En ese sentido, el rechazo sistemático y la hiriente actitud de esa turba deshonesta que alardea fatuo dominio e influencia en áreas económicas y/o políticas hacia personas con las que tienen trato frecuente, lo hacen para soliviantar la conducta emocional tanto en lo individual como en lo colectivo, embrollando de diversos modos sus valores morales, así como su consideración a las ideas, creencias, costumbres o prácticas de los demás. Sobre el particular, las elucubraciones de tipo ontológico respecto a las interacciones colectivas que perjudican a mujeres y hombres que participan de tal engaño, suelen precisar que ese proceder —tóxico y de indecorosa sumisión— demerita su idiosincrasia, entre otros aspectos, al ser cómplices de estas agrupaciones hegemónicas, lo que las aparta del legítimo mérito y el respeto a su persona, es decir, perviven en la vil obediencia con traza de falsa esperanza por ser parte de ese cerrado círculo de millonarios y, al saberse decepcionados, descargan agazapados perniciosa aversión hacia sus familiares, parientes, amistades y personas con las que comparten la vida en comunidad y en lo laboral.
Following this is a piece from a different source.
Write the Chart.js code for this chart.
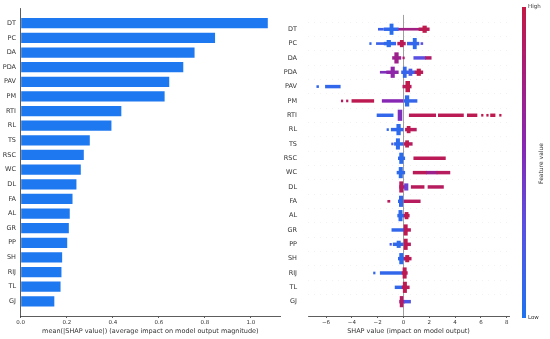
<!DOCTYPE html>
<html>
<head>
<meta charset="utf-8">
<script src="https://cdn.jsdelivr.net/npm/chart.js@4"></script>
<style>
  body { margin: 0; background: #fff; }
  #wrap { position: relative; width: 550px; height: 339px; overflow: hidden; }
  #barChart { position: absolute; left: 0; top: 0; }
  #swarmChart { position: absolute; left: 270px; top: 0; }
</style>
</head>
<body>
<div id="wrap">
  <canvas id="barChart" width="282" height="339"></canvas>
  <canvas id="swarmChart" width="280" height="339"></canvas>
</div>
<script>
const features = ["DT", "PC", "DA", "PDA", "PAV", "PM", "RTI", "RL", "TS", "RSC",
  "WC", "DL", "FA", "AL", "GR", "PP", "SH", "RIJ", "TL", "GJ"];
const meanAbsShap = [1.073, 0.844, 0.755, 0.706, 0.645, 0.625, 0.437, 0.394, 0.300, 0.274,
  0.261, 0.242, 0.225, 0.213, 0.209, 0.202, 0.180, 0.177, 0.173, 0.146];
const impactTicks = [0, 0.2, 0.4, 0.6, 0.8, 1.0];
const shapTicks = [-6, -4, -2, 0, 2, 4, 6, 8];

// beeswarm read off the picture as runs of points:
// [feature, shap from, shap to, density 1-4, feature value 0 (low) - 1 (high)]
const shapRuns = [
  ["DT", -1.95, -1.55, 1, 0.15], ["DT", -1.5, -0.4, 2, 0.1], ["DT", -1.05, -0.8, 4, 0.05],
  ["DT", -0.4, 1.2, 1, 0.75], ["DT", 1.2, 2.0, 2, 0.92], ["DT", 1.5, 1.78, 3, 0.97],
  ["PC", -2.62, -2.5, 1, 0.1], ["PC", -2.1, -1.5, 1, 0.15], ["PC", -1.5, -0.6, 2, 0.1],
  ["PC", -1.28, -1.0, 3, 0.06], ["PC", -0.45, 0.15, 2, 0.9], ["PC", -0.25, -0.02, 3, 0.95],
  ["PC", 0.3, 1.2, 2, 0.15], ["PC", 0.75, 1.0, 4, 0.08], ["PC", 1.35, 1.5, 1, 0.3],
  ["DA", -0.85, -0.2, 2, 0.7], ["DA", -0.68, -0.4, 4, 0.72], ["DA", -0.05, 0.07, 1, 0.85],
  ["DA", 0.8, 1.7, 2, 0.3], ["DA", 1.7, 2.15, 2, 0.85],
  ["PDA", -1.8, -1.3, 1, 0.5], ["PDA", -1.3, -0.4, 2, 0.6], ["PDA", -0.97, -0.7, 4, 0.6],
  ["PDA", -0.15, 0.9, 2, 0.15], ["PDA", -0.02, 0.22, 4, 0.1], ["PDA", 0.42, 0.66, 3, 0.2],
  ["PDA", 0.9, 1.5, 2, 0.9], ["PDA", 1.05, 1.32, 3, 0.97],
  ["PAV", -6.72, -6.58, 1, 0.1], ["PAV", -6.05, -4.9, 2, 0.1], ["PAV", -0.05, 0.6, 2, 0.9],
  ["PAV", 0.18, 0.48, 4, 0.97],
  ["PM", -4.82, -4.7, 1, 0.9], ["PM", -4.42, -4.3, 1, 0.9], ["PM", -4.0, -2.3, 2, 0.95],
  ["PM", -1.65, 0.0, 2, 0.55], ["PM", 0.0, 1.05, 2, 0.12], ["PM", 0.14, 0.42, 4, 0.08],
  ["RTI", -2.05, -0.8, 2, 0.1], ["RTI", -0.42, -0.12, 4, 0.5], ["RTI", 0.45, 2.5, 2, 0.93],
  ["RTI", 2.7, 4.65, 2, 0.94], ["RTI", 4.95, 5.7, 2, 0.95], ["RTI", 6.05, 6.17, 1, 0.96],
  ["RTI", 6.45, 6.57, 1, 0.96], ["RTI", 6.75, 7.1, 2, 0.96], ["RTI", 7.45, 7.57, 1, 0.96],
  ["RL", -1.28, -1.16, 1, 0.1], ["RL", -0.95, 0.0, 2, 0.1], ["RL", -0.52, -0.24, 4, 0.08],
  ["RL", 0.15, 1.0, 2, 0.9], ["RL", 0.28, 0.52, 3, 0.96],
  ["TS", -0.92, -0.8, 1, 0.2], ["TS", -0.7, 0.0, 2, 0.1], ["TS", -0.56, -0.3, 4, 0.08],
  ["TS", 0.0, 0.68, 2, 0.9], ["TS", 0.16, 0.4, 3, 0.96],
  ["RSC", -0.4, 0.1, 2, 0.1], ["RSC", -0.3, -0.04, 4, 0.06], ["RSC", 0.8, 3.25, 2, 0.93],
  ["WC", -0.5, 0.1, 2, 0.1], ["WC", -0.34, -0.08, 4, 0.06], ["WC", 0.75, 1.8, 2, 0.93],
  ["WC", 1.8, 2.6, 2, 0.72], ["WC", 2.6, 3.6, 2, 0.9],
  ["DL", -0.3, 0.3, 2, 0.75], ["DL", -0.3, -0.05, 4, 0.9], ["DL", 0.08, 0.35, 3, 0.4],
  ["DL", 0.6, 1.6, 2, 0.92], ["DL", 1.9, 3.1, 2, 0.9],
  ["FA", -1.22, -1.05, 1, 0.9], ["FA", -0.4, 0.0, 2, 0.1], ["FA", -0.32, -0.06, 4, 0.1],
  ["FA", 0.0, 1.3, 2, 0.9],
  ["AL", -0.45, 0.05, 2, 0.1], ["AL", -0.36, -0.1, 4, 0.08], ["AL", 0.05, 0.45, 2, 0.92],
  ["AL", 0.12, 0.36, 3, 0.97],
  ["GR", -0.9, 0.05, 2, 0.1], ["GR", 0.05, 0.55, 2, 0.9], ["GR", 0.04, 0.3, 4, 0.95],
  ["PP", -1.05, -0.93, 1, 0.2], ["PP", -0.8, 0.0, 2, 0.1], ["PP", -0.5, -0.24, 3, 0.08],
  ["PP", 0.0, 0.55, 2, 0.9], ["PP", 0.05, 0.3, 4, 0.95],
  ["SH", -0.4, 0.1, 2, 0.1], ["SH", -0.3, -0.04, 4, 0.08], ["SH", 0.05, 0.6, 2, 0.9],
  ["SH", 0.16, 0.42, 3, 0.97],
  ["RIJ", -2.32, -2.2, 1, 0.1], ["RIJ", -1.8, -0.1, 2, 0.1], ["RIJ", -0.1, 0.3, 2, 0.9],
  ["RIJ", -0.04, 0.22, 4, 0.95],
  ["TL", -0.65, 0.0, 2, 0.1], ["TL", -0.1, 0.45, 2, 0.9], ["TL", -0.02, 0.24, 4, 0.95],
  ["GJ", -0.3, 0.1, 2, 0.7], ["GJ", -0.26, 0.0, 4, 0.88], ["GJ", 0.05, 0.55, 2, 0.25]
];

Chart.defaults.font.family = "'DejaVu Sans', sans-serif";
Chart.defaults.color = "#333";

const axisColor = "#333";
const barBlue = "rgb(30,120,240)";
const colorStops = [
  [0, [30, 115, 240]], [0.3, [90, 80, 225]], [0.55, [135, 40, 180]],
  [0.8, [168, 30, 120]], [1, [195, 25, 68]]
];

function featureColor(v) {
  for (let i = 1; i < colorStops.length; i++) {
    const [p1, c1] = colorStops[i];
    const [p0, c0] = colorStops[i - 1];
    if (v <= p1) {
      const t = (v - p0) / (p1 - p0);
      const c = c0.map((a, k) => Math.round(a + (c1[k] - a) * t));
      return `rgb(${c.join(",")})`;
    }
  }
  return `rgb(${colorStops[colorStops.length - 1][1].join(",")})`;
}

// one empty row above and below, as in the original plot
const rows = [""].concat(features, [" "]);

function xAxis(min, max, ticks, label, fmt) {
  return {
    type: "linear",
    min: min,
    max: max,
    afterBuildTicks: (scale) => { scale.ticks = ticks.map((v) => ({ value: v })); },
    grid: { drawOnChartArea: false, tickLength: 2, tickColor: axisColor, tickWidth: 0.8 },
    border: { color: axisColor, width: 0.8 },
    ticks: { padding: 1, font: { size: 5.5 }, maxRotation: 0, callback: fmt },
    title: { display: true, text: label, font: { size: 6.5 }, padding: { top: 1, bottom: 0 } }
  };
}

new Chart(document.getElementById("barChart"), {
  type: "bar",
  data: {
    labels: rows,
    datasets: [{
      data: [null].concat(meanAbsShap, [null]),
      backgroundColor: barBlue,
      barPercentage: 0.7,
      categoryPercentage: 1
    }]
  },
  options: {
    indexAxis: "y",
    responsive: false,
    animation: false,
    layout: { padding: { top: 4.5, right: 2, bottom: 3.6, left: 0 } },
    plugins: { legend: { display: false }, tooltip: { enabled: false } },
    scales: {
      x: xAxis(0, 1.126, impactTicks,
        "mean(|SHAP value|) (average impact on model output magnitude)",
        (v) => v.toFixed(1)),
      y: {
        offset: false,
        afterFit: (scale) => { scale.width = 20.7; },
        grid: { display: false, drawTicks: false },
        border: { color: axisColor, width: 0.8 },
        ticks: { padding: 4.7, font: { size: 6.5 }, autoSkip: false }
      }
    }
  }
});

const colorBar = {
  id: "colorBar",
  afterDraw(chart) {
    const ctx = chart.ctx;
    const x = 252, top = 7, bottom = 318, w = 4;
    const g = ctx.createLinearGradient(0, bottom, 0, top);
    colorStops.forEach((s) => g.addColorStop(s[0], `rgb(${s[1].join(",")})`));
    ctx.save();
    ctx.fillStyle = g;
    ctx.fillRect(x, top, w, bottom - top);
    ctx.fillStyle = axisColor;
    ctx.font = "5.5px 'DejaVu Sans'";
    ctx.textBaseline = "middle";
    ctx.textAlign = "left";
    ctx.fillText("High", x + w + 2, top);
    ctx.fillText("Low", x + w + 2, bottom);
    ctx.translate(271.5, 163.5);
    ctx.rotate(-Math.PI / 2);
    ctx.font = "6px 'DejaVu Sans'";
    ctx.textAlign = "center";
    ctx.fillText("Feature value", 0, 0);
    ctx.restore();
  }
};

const levelThickness = { 1: 2, 2: 2.8, 3: 6.5, 4: 10.5 };
const swarmSets = [4, 3, 2, 1].map((level) => ({
  data: shapRuns.filter((r) => r[3] === level)
    .map((r) => ({ y: r[0], x: [r[1], r[2]], fv: r[4] })),
  barThickness: levelThickness[level],
  grouped: false,
  borderWidth: 0,
  backgroundColor: (ctx) => (ctx.raw ? featureColor(ctx.raw.fv) : barBlue)
}));

const swarmX = xAxis(-7.4, 8.18, shapTicks, "SHAP value (impact on model output)",
  (v) => (v < 0 ? "\u2212" + Math.abs(v) : String(v)));
swarmX.grid = {
  drawOnChartArea: true,
  tickLength: 2,
  tickColor: axisColor,
  tickWidth: 0.8,
  lineWidth: 1,
  color: (ctx) => (ctx.tick && ctx.tick.value === 0 ? "#a0a0a0" : "rgba(0,0,0,0)")
};

new Chart(document.getElementById("swarmChart"), {
  type: "bar",
  data: { labels: rows, datasets: swarmSets },
  options: {
    indexAxis: "y",
    responsive: false,
    animation: false,
    layout: { padding: { top: 6.8, right: 41, bottom: 3.6, left: 0 } },
    plugins: { legend: { display: false }, tooltip: { enabled: false } },
    scales: {
      x: swarmX,
      y: {
        offset: false,
        afterFit: (scale) => { scale.width = 38; },
        grid: {
          drawTicks: false,
          lineWidth: 0.5,
          color: (ctx) => (ctx.index === 0 || ctx.index === rows.length - 1 ? "rgba(0,0,0,0)" : "#e4e4e4")
        },
        border: { display: false, dash: [1, 5] },
        ticks: { padding: 11, font: { size: 6.5 }, autoSkip: false }
      }
    }
  },
  plugins: [colorBar]
});
</script>
</body>
</html>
Tal disposición de lesivos sucesos y subterfugios que trastoca su estabilidad emocional —personal y social—, son generados bajo la presión ejercida de empresarios y políticos de extrema derecha que cobijan el modelo económico y político que impone el desarrollo del capitalismo con base en las leyes del mercado, sin la intervención de los gobiernos y sin interferencias regulatorias, pervirtiendo a servidores públicos amorfos e indefinidos en provecho de sus intereses y en agravio de la población mundial que no se encuentra en su órbita de beneficios. En otras palabras, es lo errático e impredecible de ese sistema económico-financiero y político, elaborado por tecnócratas podridos que trabajan con el único objetivo de mediar en favor del programas como el «Nuevo Orden Mundial», y cuya intervención pretende eliminar las servicios sociales para privatizarlos, estableciendo subvenciones a los potentados a costa de la gente que pagamos impuestos. En concreto, las preferencias inicuas se basan en la preocupación exclusiva de las élites y nunca en el bien común. Por consiguiente, los cambios que provocan con esos tratados de libre mercado reducen los derechos sociales, dando lugar a procesos de inequidad y desigualdad, lo que es motivo suficiente para cuestionamientos que deben llamarnos a la reflexión crítica social y a la participación en defensa de nuestros legítimos derechos.

Por lo tanto, sobrepasar el reduccionismo y el conservadurismo, admitiendo la posibilidad de una ciencia sociocultural que no sea tan sólo empírica o interpretativa y que ofrezca aportes en bien del cambio social en el mundo, es vital. En esa dirección del entendimiento, hay que encaminar las prácticas positivistas e interpretativas humanísticas que tienen potestad en la transformación social desde el paradigma socio-crítico. Por ello, es necesaria la exigencia en la formación de capacidades que promuevan el diálogo circular a favor de tomar buenas decisiones respecto al cumplimiento de los valores universales en un fortalecido Estado de Derecho. Tener presente que actualmente tenemos acceso a vasto conocimiento, lo que nos brinda conciencia para nunca descender hacia la ignorancia supina. Es por esto que un recurso imprescindible para contribuir al modo de vida digna de toda persona, sin lugar a dudas, es la buena educación desde los hogares porque, a través de ella, se fortalecen y amplían las condiciones de justicia y emancipada convivencia.

Asimismo, el fecundo diálogo teórico-crítico —en la razonable vía del discernimiento que procura el bien común—, la construcción de mecanismos del conocimiento da un impulso a los valores y derechos universales, válidos para la esencial transigencia en lo que respecta al dominio del comportamiento moral y ético en cada sociedad, lo que admite el plausible análisis pormenorizado sobre lo justipreciado y respetado según las normas establecidas en cada región del orbe, como ese rasgo del entendimiento con mayor aplicación en el dominio de la particularidad de cuantas concurren en el ámbito del bienestar general, con el propósito de impedir las malas prácticas de individuos malévolos y denunciar —con intrépido civismo— todo acto de violencia, antipatía y aversión, así como los abusos, sobornos, el irregular operar de servidores públicos y de personas que generando cohecho, afectan la estabilidad y la seguridad social en perjuicio de todos.

Es prudente recapitular que la cultura sociopolítica —que siempre es específica en cada rincón del planeta— cumple una función objetiva que estriba en arraigar a una población en la conciencia de su identidad y sentido de pertenencia, como un referente colectivo que sirve de mecanismo de soberanía, lo que constituye el campo de observación en donde lo ideológico se presenta con virtud al cumplir la función de tipificación, y lo intrínseco es apremiado con grado de potestad para concentrarse en el seno de la misma representación común que la incentiva. De ahí que, por el bien general y la salud mental de todo ser humano, nos dejemos de cainismos y mejor fomentemos la fraternidad que coloca a los principios humanistas —que nos brindan dignidad, autonomía y libertad— en la justicia vinculada a la democracia, a los derechos universales y en el bienestar de todo ser viviente.